Researchers from the University of Utah (Salt Lake City, UT) have discovered that cancerous tissue can be transformed into an optical-gain medium when doped with the dye Rhodamine 6G. The resulting random-lasing effect could prove useful in developing new diagnostic techniques for distinguishing cancerous tissue from noncancerous tissue.1
According to Valy Vardeny, a professor in the university’s department of physics, initial studies demonstrated that when biological tissues are infused with laser dyes, they form feedback systems that make random lasing possible. In addition, by averaging the power Fourier transform (PFT) of the emission spectra across the samples, malignant human tissue can be distinguished from nonmalignant tissue to a spatial resolution of about 2 mm.
Random lasing has been well documented for more than a decade. For example, Robert Alfano’s group at City College of New York (New York, NY) first observed laser action occurring in biological tissues in the mid-1990s.2 Coherent random lasing that leads to a sequence of narrow spectral lines, each corresponding to a coherent emission characteristic, is a more recent phenomenon, however.
“Random lasing is not based on a precise cavity,” Vardeny said. “You don’t fabricate the cavity and put a gain medium in there and adjust the laser. It is a natural phenomenon that exists in a soluble or polymer disordered gain medium. And it turns out that there is coherent feedback for this type of laser that manifests in the gain profile. There are many sharp lines in the gain profile, and each is a coherent mode.”
Proof of random lasing
In early experiments designed to show that random lasing can also occur in biological tissue, Vardeny’s group soaked samples from a potato and a chicken breast in Rhodamine 6G, a laser dye that absorbs strongly in the green and fluoresces strongly in the red. The samples were then pumped with 100-ps, 50-µJ pulses from a frequency-doubled (532-nm) Nd:YAG laser emitting at a repetition rate of 100 Hz. The beam was focused on the sample through a cylindrical lens to form a narrow stripe (100 × 2‑µm) on the illuminated tissue. The emission light was collected using a fiber and sent to a 0.5-m spectrometer with an overall spectral resolution of 0.02 nm.
“Above a threshold intensity, this random laser could be observed,” Vardeny said. “So then we tried it in a chicken breast and again saw random lasing.” The same process was then applied to human-tissue samples (see figure).
Two typical random-laser-emission spectra from healthy human colon tissue (top left) infiltrated with Rhodamine 6G exhibit narrow spectral lines (top right). In contrast, malignant colon tissue (bottom left) exhibits more laser lines resulting from a greater number of resonators in the tumor (bottom right). Inset schematics show closed random-laser resonators formed from scatterers in the gain medium.

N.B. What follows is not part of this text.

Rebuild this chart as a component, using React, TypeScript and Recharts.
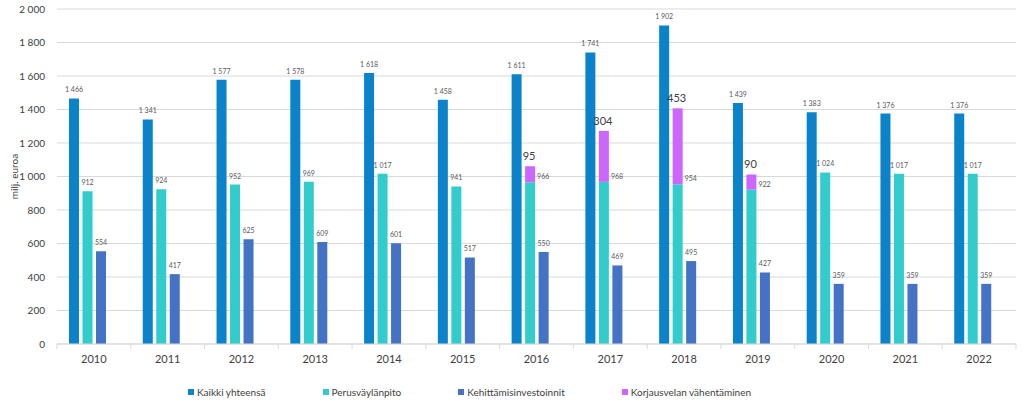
import React from 'react';
import { BarChart, Bar, XAxis, YAxis, CartesianGrid, Legend, LabelList } from 'recharts';

const years = ['2010','2011','2012','2013','2014','2015','2016','2017','2018','2019','2020','2021','2022'];
const kaikki = [1466,1341,1577,1578,1618,1458,1611,1741,1902,1439,1383,1376,1376];
const perus = [912,924,952,969,1017,941,966,968,954,922,1024,1017,1017];
const kehitt = [554,417,625,609,601,517,550,469,495,427,359,359,359];
const korjaus: (number|null)[] = [null,null,null,null,null,null,95,304,453,90,null,null,null];
const yTicks = [0,200,400,600,800,1000,1200,1400,1600,1800,2000];

const C_KAIKKI = '#0A83CB';
const C_PERUS = '#33CCCC';
const C_KEHITT = '#4472C4';
const C_KORJAUS = '#CC66FF';

const legendItems = [
  { name: 'Kaikki yhteensä', color: C_KAIKKI },
  { name: 'Perusväylänpito', color: C_PERUS },
  { name: 'Kehittämisinvestoinnit', color: C_KEHITT },
  { name: 'Korjausvelan vähentäminen', color: C_KORJAUS },
];

const data = years.map((y, i) => ({
  year: y,
  kaikki: kaikki[i],
  perus: perus[i],
  kehitt: kehitt[i],
  korjaus: korjaus[i],
  dummy: null,
}));

const FONT = 'Lato, "Open Sans", sans-serif';
const fmt = (v: number) => {
  const s = String(Math.round(v));
  return s.replace(/\B(?=(\d{3})+(?!\d))/g, ' ');
};

const SmallLabel = (props: any) => {
  const { x, y, width, value } = props;
  if (value == null) return null;
  return (
    <text x={x + width / 2} y={y - 6} textAnchor="middle" fontSize={7} fill="#595959" fontFamily={FONT}>
      {fmt(value)}
    </text>
  );
};

const PerusLabel = (props: any) => {
  const { x, y, width, value, index } = props;
  if (value == null) return null;
  if (korjaus[index] != null) {
    return (
      <text x={x + width + 2} y={y - 3} textAnchor="start" fontSize={7} fill="#595959" fontFamily={FONT}>
        {fmt(value)}
      </text>
    );
  }
  return (
    <text x={x + width / 2} y={y - 6} textAnchor="middle" fontSize={7} fill="#595959" fontFamily={FONT}>
      {fmt(value)}
    </text>
  );
};

const KorjausLabel = (props: any) => {
  const { x, y, width, value } = props;
  if (value == null) return null;
  return (
    <text x={x + width / 2 - 1} y={y - 6} textAnchor="middle" fontSize={11} fill="#404040" fontFamily={FONT}>
      {fmt(value)}
    </text>
  );
};

const XTick = (props: any) => {
  const { x, y, payload } = props;
  const band = (1016 - 57) / years.length;
  return (
    <g>
      <line x1={x - band / 2} x2={x - band / 2} y1={y - 8} y2={y - 3} stroke="#D9D9D9" />
      {payload.index === years.length - 1 && (
        <line x1={x + band / 2} x2={x + band / 2} y1={y - 8} y2={y - 3} stroke="#D9D9D9" />
      )}
      <text x={x} y={y + 11} textAnchor="middle" fontSize={11} fill="#404040" fontFamily={FONT}>
        {payload.value}
      </text>
    </g>
  );
};

const LegendContent = () => (
  <div style={{ display: 'flex', gap: 57, paddingLeft: 188, fontFamily: FONT, fontSize: 10, color: '#404040' }}>
    {legendItems.map((it) => (
      <div key={it.name} style={{ display: 'flex', alignItems: 'center' }}>
        <span style={{ display: 'inline-block', width: 6, height: 6, background: it.color, marginRight: 3 }} />
        <span>{it.name}</span>
      </div>
    ))}
  </div>
);

export default function App() {
  return (
    <div style={{ position: 'absolute', left: 0, top: 0, width: 1024, height: 413, background: '#fff' }}>
      <BarChart
        width={1024}
        height={413}
        data={data}
        margin={{ top: 9, right: 8, left: 0, bottom: 25 }}
        barSize={10}
        barGap={3.5}
      >
        <CartesianGrid vertical={false} stroke="#D9D9D9" />
        <XAxis
          dataKey="year"
          axisLine={{ stroke: '#D9D9D9' }}
          tickLine={false}
          height={30}
          tick={<XTick />}
          interval={0}
        />
        <YAxis
          width={57}
          domain={[0, 2000]}
          ticks={yTicks}
          interval={0}
          axisLine={false}
          tickLine={false}
          tickMargin={6}
          tickFormatter={fmt}
          tick={{ fontSize: 10, fill: '#404040', fontFamily: FONT }}
          label={{
            content: (p: any) => {
              const vb = p.viewBox;
              const cx = vb.x + 15;
              const cy = vb.y + vb.height / 2;
              return (
                <text x={cx} y={cy} transform={`rotate(-90 ${cx} ${cy})`} textAnchor="middle" dominantBaseline="middle" fontSize={10} fill="#404040" fontFamily={FONT}>
                  milj. euroa
                </text>
              );
            },
          }}
        />
        <Legend
          verticalAlign="bottom"
          content={<LegendContent />}
          wrapperStyle={{ position: 'absolute', top: 386, left: 0, width: 1024, height: 14 }}
        />
        <Bar dataKey="kaikki" name="Kaikki yhteensä" stackId="k" fill={C_KAIKKI} isAnimationActive={false}>
          <LabelList dataKey="kaikki" content={<SmallLabel />} />
        </Bar>
        <Bar dataKey="perus" name="Perusväylänpito" stackId="a" fill={C_PERUS} isAnimationActive={false}>
          <LabelList dataKey="perus" content={<PerusLabel />} />
        </Bar>
        <Bar dataKey="korjaus" name="Korjausvelan vähentäminen" stackId="a" fill={C_KORJAUS} isAnimationActive={false}>
          <LabelList dataKey="korjaus" content={<KorjausLabel />} />
        </Bar>
        <Bar dataKey="kehitt" name="Kehittämisinvestoinnit" stackId="h" fill={C_KEHITT} isAnimationActive={false}>
          <LabelList dataKey="kehitt" content={<SmallLabel />} />
        </Bar>
        <Bar dataKey="dummy" stackId="d" legendType="none" fill="transparent" isAnimationActive={false} />
      </BarChart>
    </div>
  );
}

The next step was to analyze the spectra using PFT; this was done for each collected laser spectrum. The PFT-averaging procedure was done by changing the illuminated stripe on the sample; the minimum lateral change of the illuminated stripe needed to generate an independent spectrum was about 50 mm. The spatial resolution is determined by the size of the laser spot; thus, if 100 spectra are done on a 400-µm spot, 2 mm can be covered in about 10 minutes. Analyzing the resulting data takes an additional five minutes, according to Vardeny. The results, he adds, were surprising.
“By averaging the fully transformed spectrum over the illuminated area, we saw that the average did not smooth out, but rather contains all kinds of harmonics, the same as in a Fabry-Perot cavity,” he said. “And this was a giant step forward.” In fact, they discovered that the harmonics are what distinguish malignant from nonmalignant tissue.
“When we turned attention to two-photon imaging, we found there are more cavities in malignant tissue and many more laser lines,” Vardeny said. “And when you average the lines, in nonmalignant tissue there are harmonics, while in malignant tissue there are no harmonics because there are too many cavities and the average is flat.”
The group is now doing further studies of random lasing with two-photon absorption, and has filed for a patent on this process through the university. According to Vardeny, the goal is to find molecules that have a large two-photon-absorption coefficient for use with IR lasers. In addition, they are looking at other kinds of dyes that are more compatible with live human tissue. He envisions eventually developing a fiber-based in vivo system that could be used during tumor surgery to see whether any malignant tissue has been left behind.
REFERENCES
1. R.C. Polson, Z. V. Vardeny, Applied Phys. Lett. 85(7) (2004).
2. M. Siddique et al., Optics Communications 117, 475 (1995).